### Work required
Taking the data below, please print only the lines from the line holding "Emit a Python" to the line holding "from matplotlib.ticker import MultipleLocator", inclusive, with pictures omitted.

### Supplied material
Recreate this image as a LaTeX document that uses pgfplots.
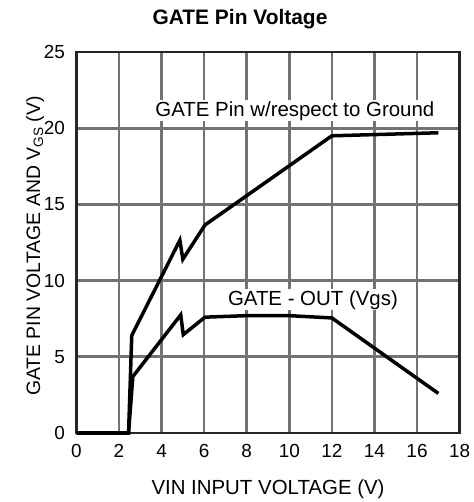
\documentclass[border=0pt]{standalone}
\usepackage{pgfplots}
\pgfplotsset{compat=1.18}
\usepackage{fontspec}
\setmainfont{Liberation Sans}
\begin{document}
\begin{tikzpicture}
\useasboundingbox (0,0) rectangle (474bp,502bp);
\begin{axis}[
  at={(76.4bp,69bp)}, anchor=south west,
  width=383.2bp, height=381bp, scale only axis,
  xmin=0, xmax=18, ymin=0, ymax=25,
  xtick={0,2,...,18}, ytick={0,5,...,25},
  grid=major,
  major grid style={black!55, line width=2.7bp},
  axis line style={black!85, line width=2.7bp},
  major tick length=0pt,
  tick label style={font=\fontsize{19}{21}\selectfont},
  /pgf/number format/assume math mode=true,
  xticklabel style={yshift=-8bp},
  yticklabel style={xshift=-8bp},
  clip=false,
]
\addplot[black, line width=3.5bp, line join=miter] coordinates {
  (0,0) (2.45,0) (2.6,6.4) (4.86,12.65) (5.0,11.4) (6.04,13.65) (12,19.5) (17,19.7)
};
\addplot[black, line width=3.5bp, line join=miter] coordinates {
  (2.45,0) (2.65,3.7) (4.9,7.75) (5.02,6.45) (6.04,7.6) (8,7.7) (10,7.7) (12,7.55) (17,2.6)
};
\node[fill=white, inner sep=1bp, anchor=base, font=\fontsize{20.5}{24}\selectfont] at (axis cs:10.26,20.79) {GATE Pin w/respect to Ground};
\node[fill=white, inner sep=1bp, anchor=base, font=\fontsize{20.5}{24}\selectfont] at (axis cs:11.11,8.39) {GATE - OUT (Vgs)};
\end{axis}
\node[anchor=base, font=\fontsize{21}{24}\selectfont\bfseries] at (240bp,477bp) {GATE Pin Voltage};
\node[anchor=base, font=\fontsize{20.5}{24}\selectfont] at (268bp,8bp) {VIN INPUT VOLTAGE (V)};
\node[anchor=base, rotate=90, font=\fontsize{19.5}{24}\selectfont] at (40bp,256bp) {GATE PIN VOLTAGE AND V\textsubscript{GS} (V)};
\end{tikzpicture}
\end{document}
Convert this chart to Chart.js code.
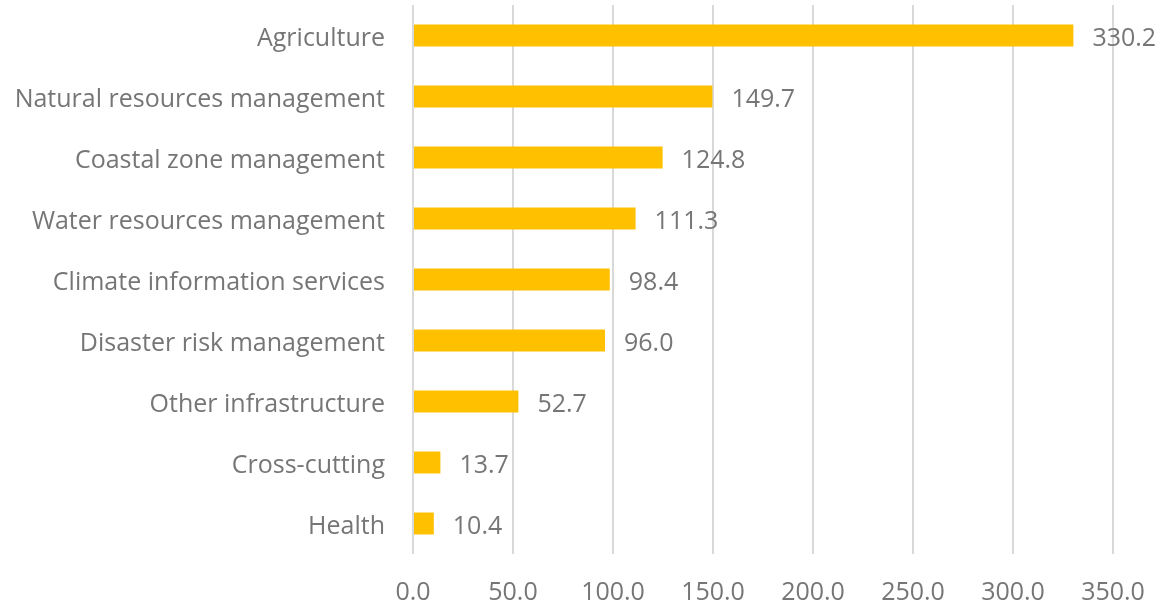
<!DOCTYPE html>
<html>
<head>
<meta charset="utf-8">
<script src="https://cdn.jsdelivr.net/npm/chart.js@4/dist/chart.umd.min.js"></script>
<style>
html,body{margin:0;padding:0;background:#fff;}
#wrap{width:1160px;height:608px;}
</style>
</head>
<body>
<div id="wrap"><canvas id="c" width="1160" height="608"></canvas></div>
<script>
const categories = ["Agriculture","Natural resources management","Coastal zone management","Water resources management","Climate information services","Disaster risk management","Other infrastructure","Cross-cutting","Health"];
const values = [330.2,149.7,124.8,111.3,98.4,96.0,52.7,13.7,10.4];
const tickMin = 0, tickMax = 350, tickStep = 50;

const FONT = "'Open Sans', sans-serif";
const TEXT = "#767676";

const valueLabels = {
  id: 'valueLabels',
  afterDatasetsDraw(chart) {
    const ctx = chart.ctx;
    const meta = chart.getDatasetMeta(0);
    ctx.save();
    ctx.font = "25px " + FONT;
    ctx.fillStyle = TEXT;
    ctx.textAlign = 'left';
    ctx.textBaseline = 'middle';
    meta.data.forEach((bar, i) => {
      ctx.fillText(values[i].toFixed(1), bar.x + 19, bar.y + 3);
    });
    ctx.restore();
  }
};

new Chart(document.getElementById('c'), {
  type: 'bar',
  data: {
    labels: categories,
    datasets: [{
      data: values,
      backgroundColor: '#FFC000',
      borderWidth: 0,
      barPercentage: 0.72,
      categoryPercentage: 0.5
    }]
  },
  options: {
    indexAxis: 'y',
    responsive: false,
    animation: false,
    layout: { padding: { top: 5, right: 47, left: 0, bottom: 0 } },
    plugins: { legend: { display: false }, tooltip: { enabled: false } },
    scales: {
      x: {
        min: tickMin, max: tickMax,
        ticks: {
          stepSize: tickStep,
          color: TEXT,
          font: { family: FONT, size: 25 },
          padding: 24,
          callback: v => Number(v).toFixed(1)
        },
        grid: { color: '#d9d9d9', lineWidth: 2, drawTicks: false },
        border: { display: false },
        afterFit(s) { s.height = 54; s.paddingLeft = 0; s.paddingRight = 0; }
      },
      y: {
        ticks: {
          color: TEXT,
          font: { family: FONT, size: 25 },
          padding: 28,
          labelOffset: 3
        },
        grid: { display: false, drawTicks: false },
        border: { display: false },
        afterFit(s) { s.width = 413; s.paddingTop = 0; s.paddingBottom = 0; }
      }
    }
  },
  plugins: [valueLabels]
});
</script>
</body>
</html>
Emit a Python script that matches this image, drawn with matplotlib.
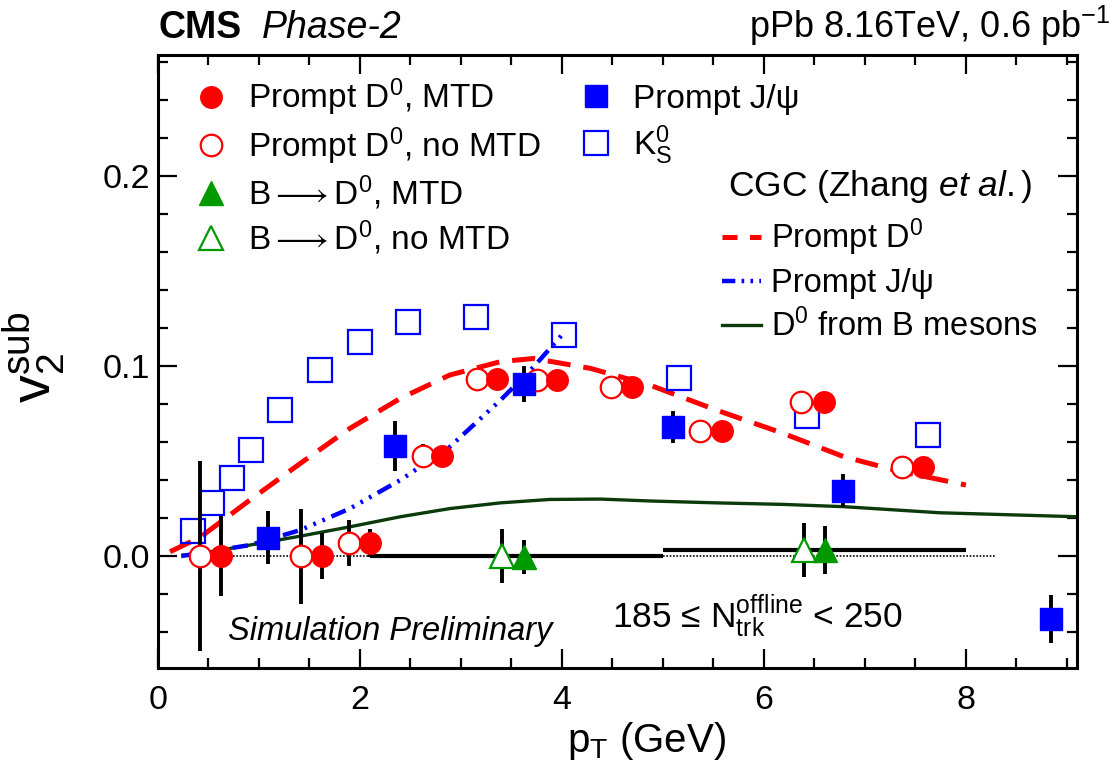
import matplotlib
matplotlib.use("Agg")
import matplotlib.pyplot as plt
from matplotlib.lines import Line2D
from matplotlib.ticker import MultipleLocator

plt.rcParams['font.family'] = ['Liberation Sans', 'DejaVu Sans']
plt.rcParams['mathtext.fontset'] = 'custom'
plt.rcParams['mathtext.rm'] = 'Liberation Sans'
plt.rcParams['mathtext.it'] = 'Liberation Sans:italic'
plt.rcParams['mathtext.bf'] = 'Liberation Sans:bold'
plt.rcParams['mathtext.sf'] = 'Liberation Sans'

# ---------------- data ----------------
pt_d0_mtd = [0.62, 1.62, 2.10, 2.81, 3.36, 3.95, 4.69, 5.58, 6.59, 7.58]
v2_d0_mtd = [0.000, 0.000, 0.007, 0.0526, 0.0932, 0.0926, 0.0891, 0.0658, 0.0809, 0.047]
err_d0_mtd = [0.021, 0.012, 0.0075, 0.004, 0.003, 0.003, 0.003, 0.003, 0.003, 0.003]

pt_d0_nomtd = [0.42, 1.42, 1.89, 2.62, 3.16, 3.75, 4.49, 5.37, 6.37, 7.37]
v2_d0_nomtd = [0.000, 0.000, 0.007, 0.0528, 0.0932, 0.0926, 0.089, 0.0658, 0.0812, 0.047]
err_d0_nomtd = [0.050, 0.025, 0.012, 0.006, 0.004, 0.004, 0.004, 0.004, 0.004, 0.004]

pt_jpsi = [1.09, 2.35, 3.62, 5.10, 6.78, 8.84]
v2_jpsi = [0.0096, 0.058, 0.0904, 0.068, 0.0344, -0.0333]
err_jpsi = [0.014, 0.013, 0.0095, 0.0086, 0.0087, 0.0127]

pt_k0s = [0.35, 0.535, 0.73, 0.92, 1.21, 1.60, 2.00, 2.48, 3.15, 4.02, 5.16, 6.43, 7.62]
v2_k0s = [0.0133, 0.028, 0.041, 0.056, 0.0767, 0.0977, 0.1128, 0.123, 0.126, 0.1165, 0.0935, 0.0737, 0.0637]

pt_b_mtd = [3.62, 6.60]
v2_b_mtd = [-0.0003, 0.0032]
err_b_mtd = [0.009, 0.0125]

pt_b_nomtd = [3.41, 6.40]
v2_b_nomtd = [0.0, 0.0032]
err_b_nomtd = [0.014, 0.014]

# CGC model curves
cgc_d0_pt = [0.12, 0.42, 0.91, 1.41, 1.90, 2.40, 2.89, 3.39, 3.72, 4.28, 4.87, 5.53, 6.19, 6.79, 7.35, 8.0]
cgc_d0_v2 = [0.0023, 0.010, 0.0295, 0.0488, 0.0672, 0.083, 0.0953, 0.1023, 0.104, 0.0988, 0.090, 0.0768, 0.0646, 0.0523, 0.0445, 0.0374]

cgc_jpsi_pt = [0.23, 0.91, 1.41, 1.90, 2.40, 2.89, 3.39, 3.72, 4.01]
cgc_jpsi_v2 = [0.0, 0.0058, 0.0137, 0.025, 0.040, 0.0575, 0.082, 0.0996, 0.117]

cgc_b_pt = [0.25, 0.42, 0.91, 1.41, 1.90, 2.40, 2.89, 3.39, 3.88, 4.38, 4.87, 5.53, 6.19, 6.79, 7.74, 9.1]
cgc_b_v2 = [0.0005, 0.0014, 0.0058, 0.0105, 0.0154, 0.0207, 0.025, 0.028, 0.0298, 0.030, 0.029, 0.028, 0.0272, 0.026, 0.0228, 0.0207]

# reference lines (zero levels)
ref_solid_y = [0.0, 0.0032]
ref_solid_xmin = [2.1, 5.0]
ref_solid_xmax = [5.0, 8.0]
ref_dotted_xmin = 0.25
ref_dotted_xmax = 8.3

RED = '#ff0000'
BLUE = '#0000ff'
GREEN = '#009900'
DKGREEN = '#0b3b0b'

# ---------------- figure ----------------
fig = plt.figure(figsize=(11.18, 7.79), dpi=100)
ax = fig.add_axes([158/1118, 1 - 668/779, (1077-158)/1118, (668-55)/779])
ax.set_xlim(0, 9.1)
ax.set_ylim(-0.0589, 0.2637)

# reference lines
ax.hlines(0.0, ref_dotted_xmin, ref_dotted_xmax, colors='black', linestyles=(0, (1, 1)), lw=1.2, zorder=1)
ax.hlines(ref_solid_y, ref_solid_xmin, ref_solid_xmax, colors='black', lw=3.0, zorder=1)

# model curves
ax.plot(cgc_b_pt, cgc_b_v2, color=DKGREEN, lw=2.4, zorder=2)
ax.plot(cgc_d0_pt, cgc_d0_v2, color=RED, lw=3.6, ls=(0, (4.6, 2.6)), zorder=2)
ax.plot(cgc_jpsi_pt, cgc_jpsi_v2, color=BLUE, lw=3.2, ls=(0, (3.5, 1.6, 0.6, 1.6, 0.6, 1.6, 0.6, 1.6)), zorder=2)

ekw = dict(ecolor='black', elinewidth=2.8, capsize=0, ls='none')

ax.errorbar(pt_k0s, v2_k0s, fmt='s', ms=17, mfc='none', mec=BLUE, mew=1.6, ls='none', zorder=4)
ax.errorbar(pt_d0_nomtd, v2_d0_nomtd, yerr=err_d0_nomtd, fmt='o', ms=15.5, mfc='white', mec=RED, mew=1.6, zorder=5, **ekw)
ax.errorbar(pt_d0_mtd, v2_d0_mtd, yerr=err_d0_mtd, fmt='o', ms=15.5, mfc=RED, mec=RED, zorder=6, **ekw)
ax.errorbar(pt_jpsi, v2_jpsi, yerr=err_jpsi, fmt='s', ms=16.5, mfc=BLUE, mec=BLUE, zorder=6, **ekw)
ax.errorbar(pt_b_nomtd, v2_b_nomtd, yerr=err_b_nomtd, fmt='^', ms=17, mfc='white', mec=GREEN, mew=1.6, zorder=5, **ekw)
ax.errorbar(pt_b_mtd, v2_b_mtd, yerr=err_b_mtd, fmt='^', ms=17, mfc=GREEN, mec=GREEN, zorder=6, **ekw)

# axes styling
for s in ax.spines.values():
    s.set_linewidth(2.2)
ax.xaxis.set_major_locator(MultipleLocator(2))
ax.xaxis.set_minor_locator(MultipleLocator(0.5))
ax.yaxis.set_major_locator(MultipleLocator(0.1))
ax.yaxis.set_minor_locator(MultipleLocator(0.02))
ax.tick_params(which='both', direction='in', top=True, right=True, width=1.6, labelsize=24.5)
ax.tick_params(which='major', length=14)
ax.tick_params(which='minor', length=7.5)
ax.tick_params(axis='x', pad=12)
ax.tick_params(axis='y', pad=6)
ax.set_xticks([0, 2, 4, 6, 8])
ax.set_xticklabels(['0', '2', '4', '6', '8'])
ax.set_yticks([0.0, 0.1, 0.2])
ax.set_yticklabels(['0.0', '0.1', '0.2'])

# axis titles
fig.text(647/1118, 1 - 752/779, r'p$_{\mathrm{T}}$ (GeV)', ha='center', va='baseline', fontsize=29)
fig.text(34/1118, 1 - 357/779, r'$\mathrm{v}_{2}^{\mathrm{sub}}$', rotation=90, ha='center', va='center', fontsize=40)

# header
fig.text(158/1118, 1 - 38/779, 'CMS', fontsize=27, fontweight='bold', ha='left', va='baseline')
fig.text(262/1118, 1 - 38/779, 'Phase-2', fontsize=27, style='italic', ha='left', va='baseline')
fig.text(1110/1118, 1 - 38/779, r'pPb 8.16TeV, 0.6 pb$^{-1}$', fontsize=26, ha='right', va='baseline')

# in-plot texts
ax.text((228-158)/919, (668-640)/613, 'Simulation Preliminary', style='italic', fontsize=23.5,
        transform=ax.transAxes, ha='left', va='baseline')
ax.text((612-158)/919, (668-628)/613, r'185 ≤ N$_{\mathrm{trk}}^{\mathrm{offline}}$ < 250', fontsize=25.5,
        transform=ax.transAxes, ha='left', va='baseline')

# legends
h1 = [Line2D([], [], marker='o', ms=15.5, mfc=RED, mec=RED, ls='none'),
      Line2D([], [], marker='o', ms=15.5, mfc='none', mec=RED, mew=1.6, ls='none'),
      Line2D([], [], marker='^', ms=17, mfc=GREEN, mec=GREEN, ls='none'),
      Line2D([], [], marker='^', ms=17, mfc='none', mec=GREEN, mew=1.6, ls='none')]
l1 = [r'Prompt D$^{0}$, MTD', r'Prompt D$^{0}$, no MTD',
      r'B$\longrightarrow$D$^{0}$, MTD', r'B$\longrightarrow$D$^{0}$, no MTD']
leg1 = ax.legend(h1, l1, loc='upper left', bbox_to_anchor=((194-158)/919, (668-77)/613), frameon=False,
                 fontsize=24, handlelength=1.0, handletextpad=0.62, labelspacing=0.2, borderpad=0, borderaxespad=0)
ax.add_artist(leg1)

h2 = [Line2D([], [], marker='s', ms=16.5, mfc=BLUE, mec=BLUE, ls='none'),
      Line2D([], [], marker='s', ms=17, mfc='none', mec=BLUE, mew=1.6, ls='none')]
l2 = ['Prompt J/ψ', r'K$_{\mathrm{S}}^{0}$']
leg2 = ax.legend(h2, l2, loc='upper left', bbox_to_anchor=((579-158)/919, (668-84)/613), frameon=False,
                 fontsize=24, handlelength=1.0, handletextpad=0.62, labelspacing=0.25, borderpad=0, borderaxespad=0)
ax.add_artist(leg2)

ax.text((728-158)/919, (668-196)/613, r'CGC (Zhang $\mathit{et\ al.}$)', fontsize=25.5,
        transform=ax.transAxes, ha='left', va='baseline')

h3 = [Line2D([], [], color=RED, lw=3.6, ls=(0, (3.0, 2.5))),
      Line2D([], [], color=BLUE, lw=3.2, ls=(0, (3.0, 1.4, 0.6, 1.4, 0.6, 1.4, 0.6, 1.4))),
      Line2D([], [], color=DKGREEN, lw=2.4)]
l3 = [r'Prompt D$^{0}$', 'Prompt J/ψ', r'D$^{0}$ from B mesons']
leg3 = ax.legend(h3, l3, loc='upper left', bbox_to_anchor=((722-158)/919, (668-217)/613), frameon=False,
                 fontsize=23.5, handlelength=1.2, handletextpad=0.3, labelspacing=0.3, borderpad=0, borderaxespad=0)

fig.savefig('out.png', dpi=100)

### Output below
Emit a Python script that matches this image, drawn with matplotlib.
import matplotlib
matplotlib.use("Agg")
import matplotlib.pyplot as plt
from matplotlib.lines import Line2D
from matplotlib.ticker import MultipleLocator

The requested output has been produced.